Does this mean we should give up on goals?

How to relate to our goals

Not at all. The importance of having goals to give purpose to our life is a key theme in The Queen’s Corgi: On Purpose.  But how do we deal with the gulf that exists between aspiration and reality?  How should we relate to our goals?

Three suggestions are woven into the book:

Achieving goals is not a true cause of happiness.  If it was, everyone who had achieved that same goal would be in a state of unending bliss – which is demonstrably not true.  When we recognise that our experience of happiness arises from a compassionate focus on the wellbeing of others, as well as ourselves – and you can pick whichever others, human or animal, you choose to focus on – you will be far more likely to achieve happiness.  And curiously, studies show that happiness leads to success, not the other way around.

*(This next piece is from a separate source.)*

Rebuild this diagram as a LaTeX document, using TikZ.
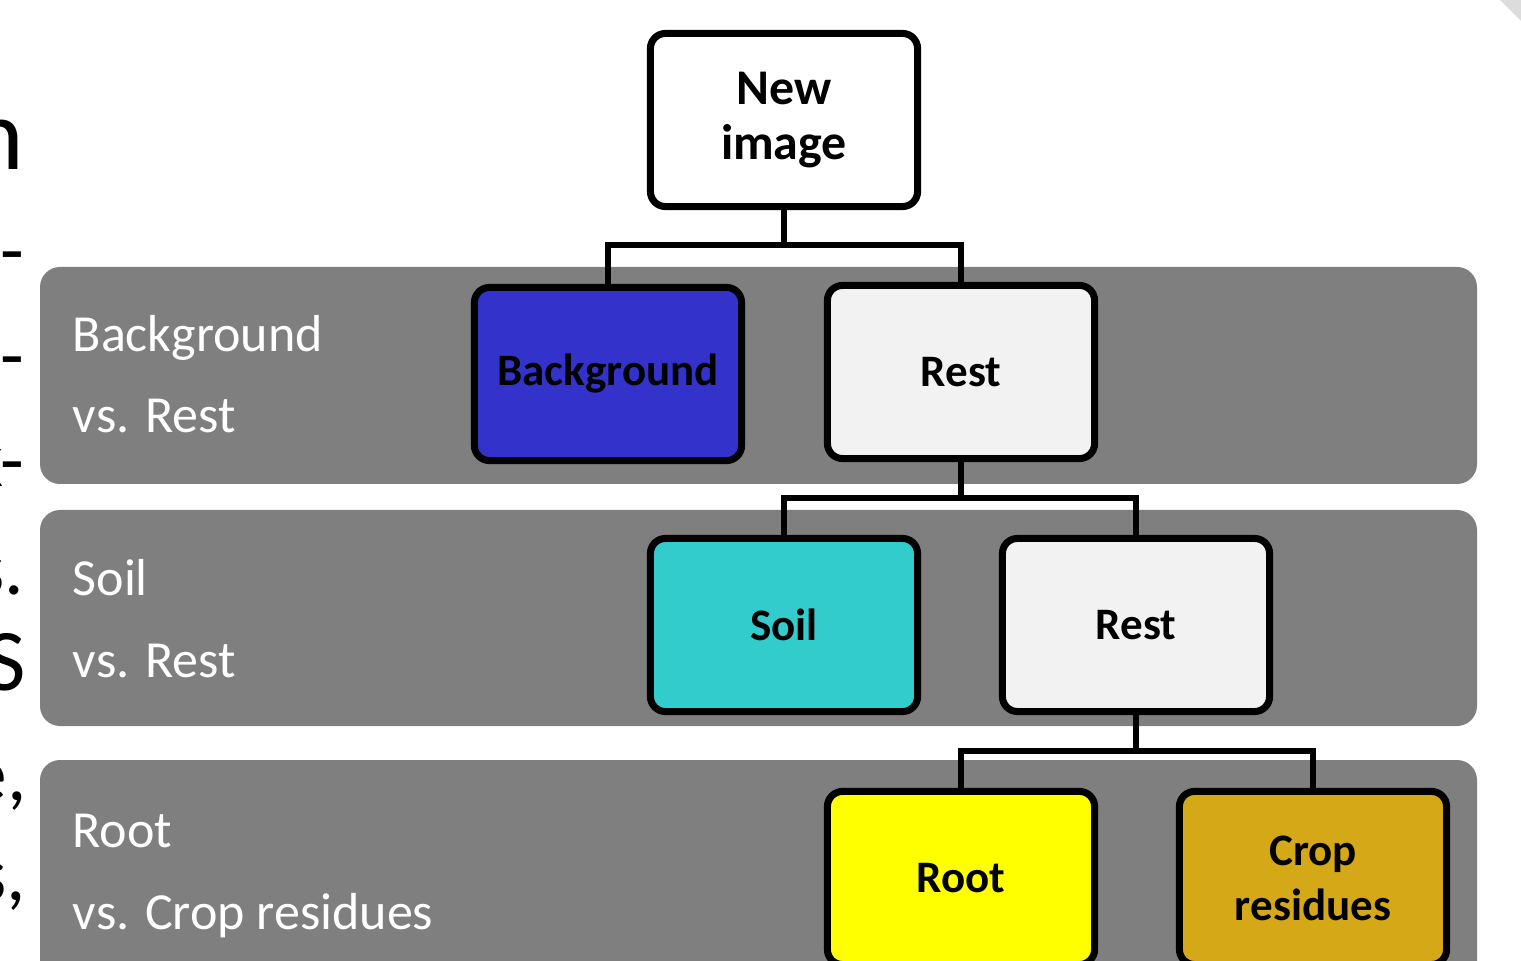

The more you crave, grasp and clutch at a goal, the less likely you are to achieve it.  Most sales training programs recognise this simple fact.  The salesman who is confident in his product and pitch, and genuinely doesn’t mind if you buy from him or not, is in a much stronger psychological position than the one who is desperate to close the deal to meet his monthly target.  Being non-attached to outcomes, paradoxically, makes them more, rather than less likely to happen.

We don’t have to achieve our goals to accept ourselves.  Self-acceptance lies at the heart of the goal vs reality dilemma.  In a society where the not-so-underlying messages are that being thin, rich and powerful are the goals to which we should generally aspire, if, on our own goal-ometer, we just aren’t measuring up, it can be hard to accept ourselves.  Truth is, if we use external yardsticks, we never will.  We will always be at least one imperfection away from acceptability.

In The Queen’s Corgi, a book about what gives life purpose, our canine hero Nelson finds himself in a situation where he has to do things he feels are beyond him – fear not, my fellow subject, I won’t throw a spoiler in here.  It is Her Majesty who points out that we shouldn’t wait till we are perfect to accept ourselves, or we never will.

Most of us are unlikely to feel that we have got there, made it, or fully realized our goals.  But we don’t have to be perfect to accept ourselves.  Nor do we need the sanction of any other being to do so – only we can give ourselves permission.  It’s okay being you, right here and now.

Close your eyes.  Take a few deep breaths.  Try out the following affirmation:

I love and approve of myself where I am right now.  I choose joy and self-acceptance.